Task statement: Write the number of lines holding the word "What", and nothing else.

Recorded data:
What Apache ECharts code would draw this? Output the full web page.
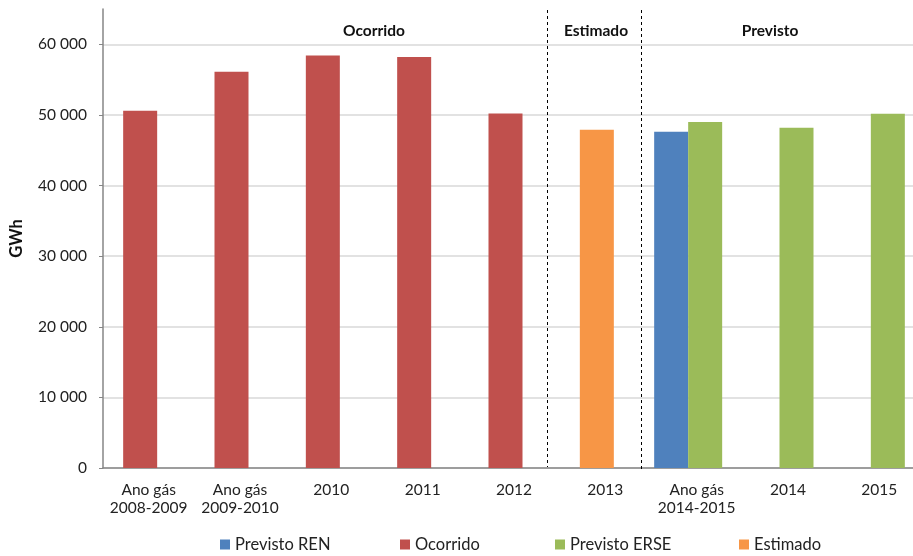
<!DOCTYPE html>
<html lang="pt">
<head>
  <meta charset="utf-8">
  <script src="https://cdn.jsdelivr.net/npm/echarts@6/dist/echarts.min.js"></script>
  <style>
    html, body { margin: 0; height: 100%; background: #fff; overflow: hidden; }
    /* mais largo que a janela: o eixo das categorias continua para lá da margem direita */
    #chart { width: 935px; height: 556px; }
  </style>
</head>
<body>
  <div id="chart"></div>
  <script>
    // categorias do eixo horizontal
    var categorias = ['Ano gás\n2008-2009', 'Ano gás\n2009-2010', '2010', '2011', '2012', '2013', 'Ano gás\n2014-2015', '2014', '2015'];
    // valores (GWh), '-' = sem valor
    var previstoREN  = ['-', '-', '-', '-', '-', '-', 47600, '-', '-'];
    var ocorrido     = [50600, 56100, 58400, 58200, 50200, '-', '-', '-', '-'];
    var previstoERSE = ['-', '-', '-', '-', '-', '-', 49000, 48200, 50150];
    var estimado     = ['-', '-', '-', '-', '-', 47900, '-', '-', '-'];
    var yTicks = [0, 10000, 20000, 30000, 40000, 50000, 60000];
    var nomesLegenda = ['Previsto REN', 'Ocorrido', 'Previsto ERSE', 'Estimado'];

    var cores = { ren: '#4f81bd', ocorrido: '#c0504d', erse: '#9bbb59', estimado: '#f79646' };
    var fonte = 'Lato, "Noto Sans", sans-serif';

    // como no original: o ponto estimado fica na mesma coluna do "Ocorrido", com outra cor
    var colunaOcorrido = ocorrido.map(function (v, i) {
      if (estimado[i] !== '-') return { value: estimado[i], itemStyle: { color: cores.estimado } };
      return v;
    });

    function fmt(v) {
      return String(v).replace(/\B(?=(\d{3})+(?!\d))/g, ' ');
    }

    // uma legenda por item, para acertar o espaçamento do original
    var legendaX = [220, 400, 555, 739];
    var legendas = nomesLegenda.map(function (nome, i) {
      return {
        left: legendaX[i], top: 536, padding: 0,
        icon: 'rect', itemWidth: 10, itemHeight: 10,
        textStyle: { fontSize: 16.5, color: '#222', fontFamily: fonte },
        data: [nome]
      };
    });

    var myChart = echarts.init(document.getElementById('chart'));
    var option = {
      backgroundColor: '#fff',
      animation: false,
      textStyle: { fontFamily: fonte },
      grid: { left: 100, width: 825, top: 9, height: 459, containLabel: false },
      legend: legendas,
      xAxis: {
        type: 'category',
        data: categorias,
        axisLine: { lineStyle: { color: '#868686', width: 1.5 } },
        axisTick: { show: false },
        axisLabel: { fontSize: 15.5, color: '#222', margin: 13, lineHeight: 18, interval: 0, fontFamily: fonte }
      },
      yAxis: {
        type: 'value',
        min: 0, max: 65000, interval: 10000,
        name: 'GWh', nameLocation: 'middle', nameRotate: 90, nameGap: 78,
        nameTextStyle: { fontSize: 16.5, fontWeight: 'bold', color: '#111', fontFamily: fonte },
        axisLine: { show: true, lineStyle: { color: '#868686', width: 1.5 } },
        axisTick: { show: true, length: 4, lineStyle: { color: '#868686' } },
        axisLabel: {
          fontSize: 15.5, color: '#222', margin: 16, showMaxLabel: false, fontFamily: fonte,
          formatter: function (v) { return yTicks.indexOf(v) >= 0 ? fmt(v) : ''; }
        },
        splitLine: {
          lineStyle: { color: ['#d9d9d9', '#d9d9d9', '#d9d9d9', '#d9d9d9', '#d9d9d9', '#d9d9d9', '#d9d9d9', 'rgba(0,0,0,0)'], width: 1.5 }
        }
      },
      series: [
        { name: 'Previsto REN', type: 'bar', data: previstoREN, barWidth: 34, barGap: '-50%', itemStyle: { color: cores.ren } },
        { name: 'Ocorrido', type: 'bar', data: colunaOcorrido, barWidth: 34, barGap: '-50%', itemStyle: { color: cores.ocorrido } },
        { name: 'Previsto ERSE', type: 'bar', data: previstoERSE, barWidth: 34, barGap: '-50%', itemStyle: { color: cores.erse } },
        { name: 'Estimado', type: 'bar', data: categorias.map(function () { return '-'; }), barWidth: 34, barGap: '-50%', itemStyle: { color: cores.estimado } }
      ],
      graphic: [
        { type: 'line', shape: { x1: 547.5, y1: 10, x2: 547.5, y2: 467 }, style: { stroke: '#000', lineWidth: 1, lineDash: [3, 3] }, z: 10 },
        { type: 'line', shape: { x1: 641.5, y1: 10, x2: 641.5, y2: 472 }, style: { stroke: '#000', lineWidth: 1, lineDash: [3, 3] }, z: 10 },
        { type: 'text', x: 374, y: 31, style: { text: 'Ocorrido', font: 'bold 15.5px ' + fonte, fill: '#111', align: 'center', verticalAlign: 'middle' } },
        { type: 'text', x: 596, y: 31, style: { text: 'Estimado', font: 'bold 15.5px ' + fonte, fill: '#111', align: 'center', verticalAlign: 'middle' } },
        { type: 'text', x: 770, y: 31, style: { text: 'Previsto', font: 'bold 15.5px ' + fonte, fill: '#111', align: 'center', verticalAlign: 'middle' } }
      ]
    };
    myChart.setOption(option);
    window.addEventListener('resize', myChart.resize);
  </script>
</body>
</html>
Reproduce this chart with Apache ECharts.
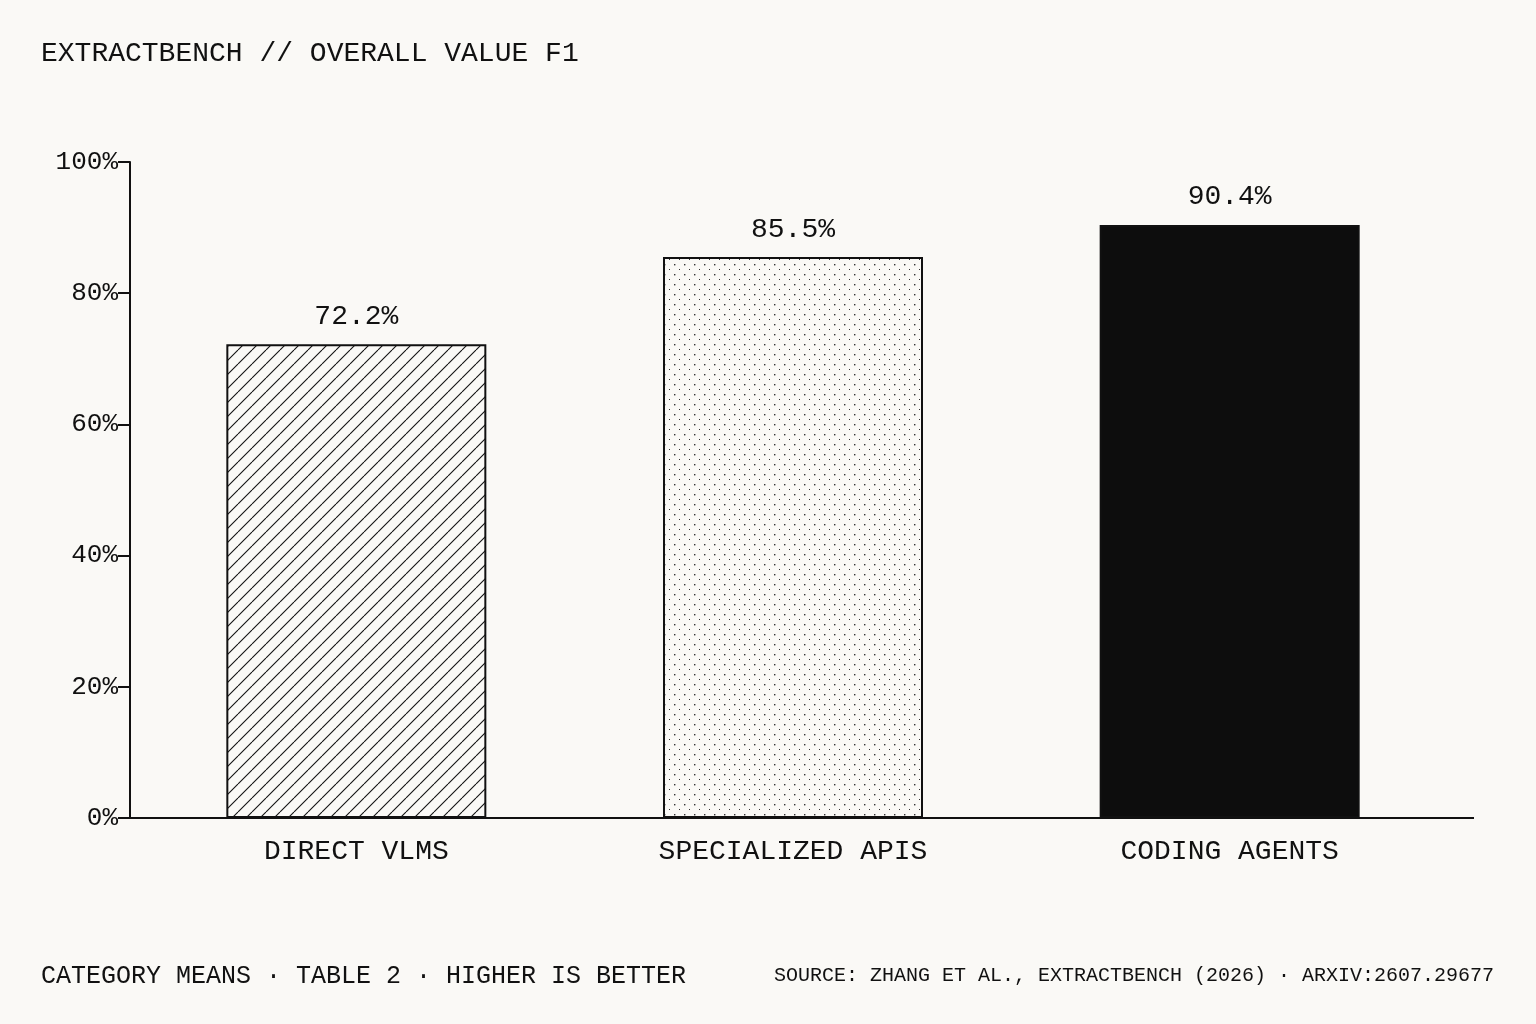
<!DOCTYPE html><html><head><meta charset="utf-8">
<script src="https://cdn.jsdelivr.net/npm/echarts@6/dist/echarts.min.js"></script>
<style>html,body{margin:0;background:#faf9f6}#c{width:1536px;height:1024px}</style></head><body><div id="c"></div>
<script>
const categories=["DIRECT VLMS","SPECIALIZED APIS","CODING AGENTS"];
const values=[72.2,85.5,90.4];
const yTicks=[0,20,40,60,80,100];
function hatch(){const c=document.createElement('canvas');c.width=c.height=14;const g=c.getContext('2d');g.fillStyle='#faf9f6';g.fillRect(0,0,14,14);g.strokeStyle='#111';g.lineWidth=1.1;
for(const o of[-14,0,14]){g.beginPath();g.moveTo(o,14);g.lineTo(o+14,0);g.stroke();}return c;}
function dots(){const c=document.createElement('canvas');c.width=c.height=10;const g=c.getContext('2d');g.fillStyle='#faf9f6';g.fillRect(0,0,10,10);g.fillStyle='#333';g.fillRect(4,4,1.4,1.4);g.fillRect(9,9,1.4,1.4);return c;}
const fills=[{image:hatch(),repeat:'repeat'},{image:dots(),repeat:'repeat'},'#0d0d0d'];
const font='"Liberation Mono","DejaVu Sans Mono",monospace';
const ch=echarts.init(document.getElementById('c'));
ch.setOption({backgroundColor:'#faf9f6',animation:false,
title:[{text:'EXTRACTBENCH // OVERALL VALUE F1',left:36,top:35,textStyle:{fontFamily:font,fontSize:28,fontWeight:'normal',color:'#111'}},
{text:'CATEGORY MEANS · TABLE 2 · HIGHER IS BETTER',left:36,top:959,textStyle:{fontFamily:font,fontSize:25,fontWeight:'normal',color:'#111'}},
{text:'SOURCE: ZHANG ET AL., EXTRACTBENCH (2026) · ARXIV:2607.29677',right:37,top:961,textStyle:{fontFamily:font,fontSize:20,fontWeight:'normal',color:'#111'}}],
grid:{left:138,right:88,top:162,bottom:206},
xAxis:{type:'category',data:categories,axisLine:{show:false},axisTick:{show:false},
axisLabel:{fontFamily:font,fontSize:28,color:'#111',margin:20}},
yAxis:{type:'value',min:0,max:100,interval:20,offset:8,axisLine:{show:true,lineStyle:{color:'#111',width:2}},axisTick:{show:true,length:12,lineStyle:{color:'#111',width:2}},splitLine:{show:false},
axisLabel:{fontFamily:font,fontSize:26,color:'#111',margin:12,formatter:v=>yTicks.includes(v)?v+'%':''}},
graphic:[{type:'line',shape:{x1:118,y1:818,x2:1474,y2:818},style:{stroke:'#111',lineWidth:2},z:100}],
series:[{type:'bar',barWidth:260,data:values.map((v,i)=>({value:v,itemStyle:{color:fills[i],borderColor:'#111',borderWidth:2}})),
label:{show:true,position:'top',distance:14,fontFamily:font,fontSize:28,color:'#111',formatter:p=>p.value.toFixed(1)+'%'}}]});
</script></body></html>
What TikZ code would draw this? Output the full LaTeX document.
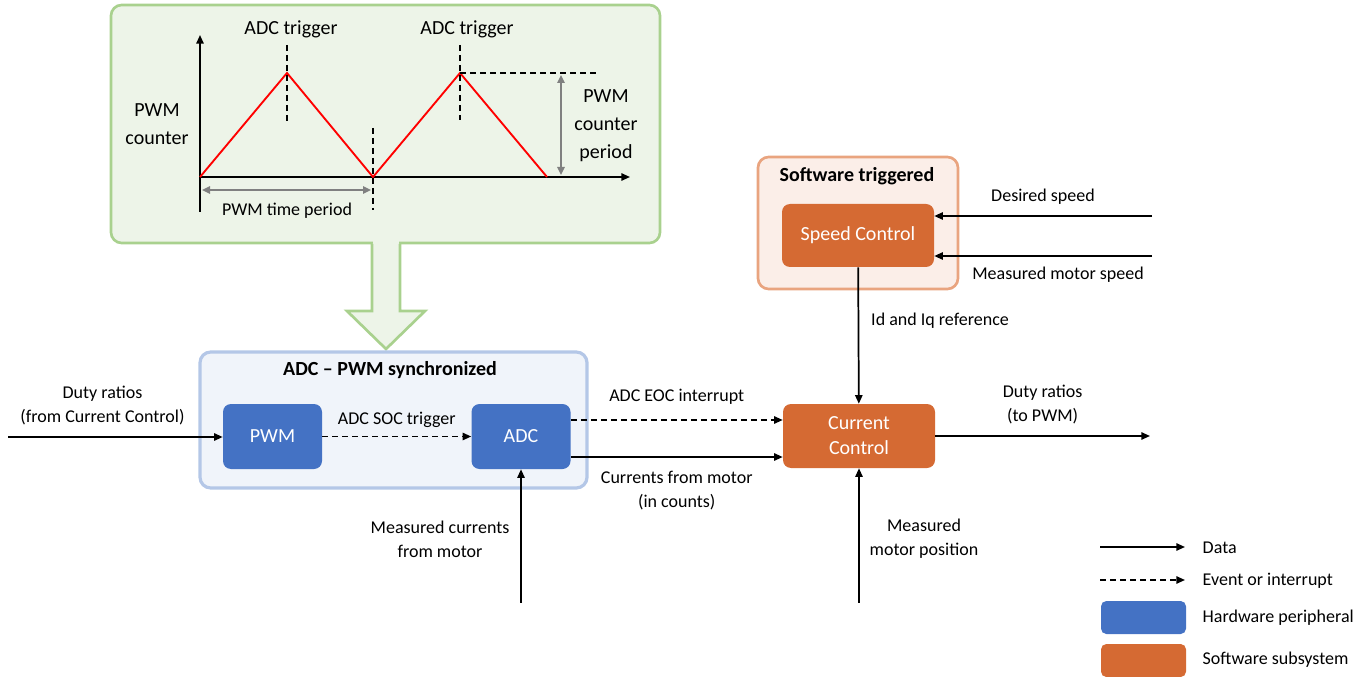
\documentclass[tikz,border=0pt]{standalone}
\usepackage{fontspec}
\setmainfont{Carlito}
\usetikzlibrary{positioning,arrows.meta}
\definecolor{hwblue}{HTML}{4472C4}
\definecolor{sworange}{HTML}{D56A33}
\definecolor{chartfill}{HTML}{EDF4E8}
\definecolor{chartline}{HTML}{A9D18E}
\definecolor{syncfill}{HTML}{F0F4FA}
\definecolor{syncline}{HTML}{B4C7E7}
\definecolor{trigfill}{HTML}{FBEEE8}
\definecolor{trigline}{HTML}{E9A47F}
\tikzset{
  hw/.style={rounded corners=6pt, fill=hwblue, text=white, align=center, font=\fontsize{15}{18.75}\selectfont, minimum width=74.25pt, minimum height=48.75pt},
  sw/.style={rounded corners=6pt, fill=sworange, text=white, align=center, font=\fontsize{15}{18.75}\selectfont, minimum width=114pt, minimum height=48pt},
  grp/.style={rounded corners=8pt, line width=2pt},
  grptitle/.style={font=\bfseries\fontsize{15}{18}\selectfont},
  data/.style={->, line width=1.3pt},
  event/.style={->, line width=1.3pt, dash pattern=on 4.5pt off 3pt},
  guide/.style={line width=1.1pt, dash pattern=on 4.5pt off 3pt},
  measure/.style={{Triangle[length=6pt,width=5.5pt]}-{Triangle[length=6pt,width=5.5pt]}, line width=1.3pt, gray},
  charttext/.style={align=center, font=\fontsize{15}{21}\selectfont},
  lbl/.style={align=center},
  keytext/.style={anchor=west},
}
\begin{document}
\begin{tikzpicture}[x=0.75pt, y=-0.75pt, font=\fontsize{13.5}{18}\selectfont,
    >={Triangle[length=6.5pt,width=5.5pt]}]
  \useasboundingbox (0,0) rectangle (1367,677);

  \node[grp, draw=chartline, fill=chartfill, minimum width=411.75pt, minimum height=178.5pt] (chart) at (385.5,124) {};
  \fill[chartfill] (373,238) rectangle (399,248);
  \filldraw[draw=chartline, fill=chartfill, line width=2pt, line join=miter]
    (372,244) -- (372,311) -- (347,311) -- (386,349) -- (425,311) -- (400,311) -- (400,244);

  \draw[->, line width=1.3pt] (200,212) -- (200,35);
  \draw[->, line width=1.3pt] (200,177) -- (630,177);
  \draw[red, line width=1.4pt] (200,177) -- (287,73) -- (373,177) -- (460,73) -- (547,177);
  \draw[guide] (287,45) -- (287,125);
  \draw[guide] (373,128) -- (373,210);
  \draw[guide] (460,45) -- (460,120);
  \draw[guide] (460,73) -- (600,73);
  \draw[measure] (561,75) -- (561,175);
  \draw[measure] (202,190) -- (371,190);
  \node[charttext] (trig1) at (291,29) {ADC trigger};
  \node[charttext] (trig2) at (467,29) {ADC trigger};
  \node[charttext] (cnt) at (157,124) {PWM\\counter};
  \node[charttext] (cntper) at (606,126) {PWM\\counter\\period};
  \node (tper) at (287,211) {PWM time period};

  \node[grp, draw=syncline, fill=syncfill, line width=2.4pt, minimum width=290.25pt, minimum height=102pt] (sync) at (393.5,420) {};
  \node[grptitle] (synctitle) at (390,370) {ADC -- PWM synchronized};
  \node[hw] (pwm) at (272.5,436.5) {PWM};
  \node[hw] (adc) at (521,436.5) {ADC};

  \node[grp, draw=trigline, fill=trigfill, minimum width=150pt, minimum height=99pt] (trig) at (858,223) {};
  \node[grptitle] (trigtitle) at (857,176) {Software triggered};
  \node[sw, minimum height=47.25pt] (speed) at (858,235.5) {Speed Control};
  \node[sw] (current) at (859,436) {Current\\Control};

  \coordinate (dutyin) at (8,437);
  \coordinate (dutyout) at (1150,436);
  \coordinate (desired) at (1152,216);
  \coordinate (motspeed) at (1152,256);
  \coordinate (adccur) at (522,602);
  \coordinate (motpos) at (858,602);

  \draw[data] (dutyin) -- (pwm.west |- dutyin) node[lbl, pos=0.44, above=5pt] (lduty) {Duty ratios\\(from Current Control)};
  \draw[event] (pwm) -- node[above=3pt] (lsoc) {ADC SOC trigger} (adc);
  \draw[event] (adc.east |- 0,420) -- (current.west |- 0,420) node[midway, above=7.5pt] (leoc) {ADC EOC interrupt};
  \draw[data] (adc.east |- 0,457) -- (current.west |- 0,457) node[lbl, midway, below=7pt] (lcur) {Currents from motor\\(in counts)};
  \draw[data] (adccur) -- (adc.south |- adccur) -- (adc.south);
  \node[lbl] (lmcur) at (440,539) {Measured currents\\from motor};
  \draw[data] (current.east |- dutyout) -- (dutyout) node[lbl, midway, above=5pt] (ldutyout) {Duty ratios\\(to PWM)};
  \draw[data] (motpos) -- (current.south |- motpos) -- (current.south);
  \node[lbl] (lmpos) at (924,539) {Measured\\motor position};
  \draw[data] (desired) -- (speed.east |- desired);
  \node (ldes) at (1043,197) {Desired speed};
  \draw[data] (motspeed) -- (speed.east |- motspeed);
  \node (lmspeed) at (1058,275) {Measured motor speed};
  \draw[data] (speed) -- (current);
  \node (lidq) at (940,321) {Id and Iq reference};

  \coordinate (k1) at (1100,547);
  \coordinate (k2) at (1100,580);
  \draw[data] (k1) -- ++(85,0) coordinate (k1e);
  \draw[event] (k2) -- ++(85,0) coordinate (k2e);
  \node[hw, rounded corners=4pt, minimum width=63.75pt, minimum height=24.75pt] (keyhw) at (1143.5,617.5) {};
  \node[sw, rounded corners=4pt, minimum width=63.75pt, minimum height=24.75pt] (keysw) at (1143.5,660.5) {};
  \node[keytext] (tk1) at (1198,548) {Data};
  \node[keytext] (tk2) at (1198,581) {Event or interrupt};
  \node[keytext] (tk3) at (1198,618) {Hardware peripheral};
  \node[keytext] (tk4) at (1198,660) {Software subsystem};
\end{tikzpicture}
\end{document}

Answer to this exercise: 2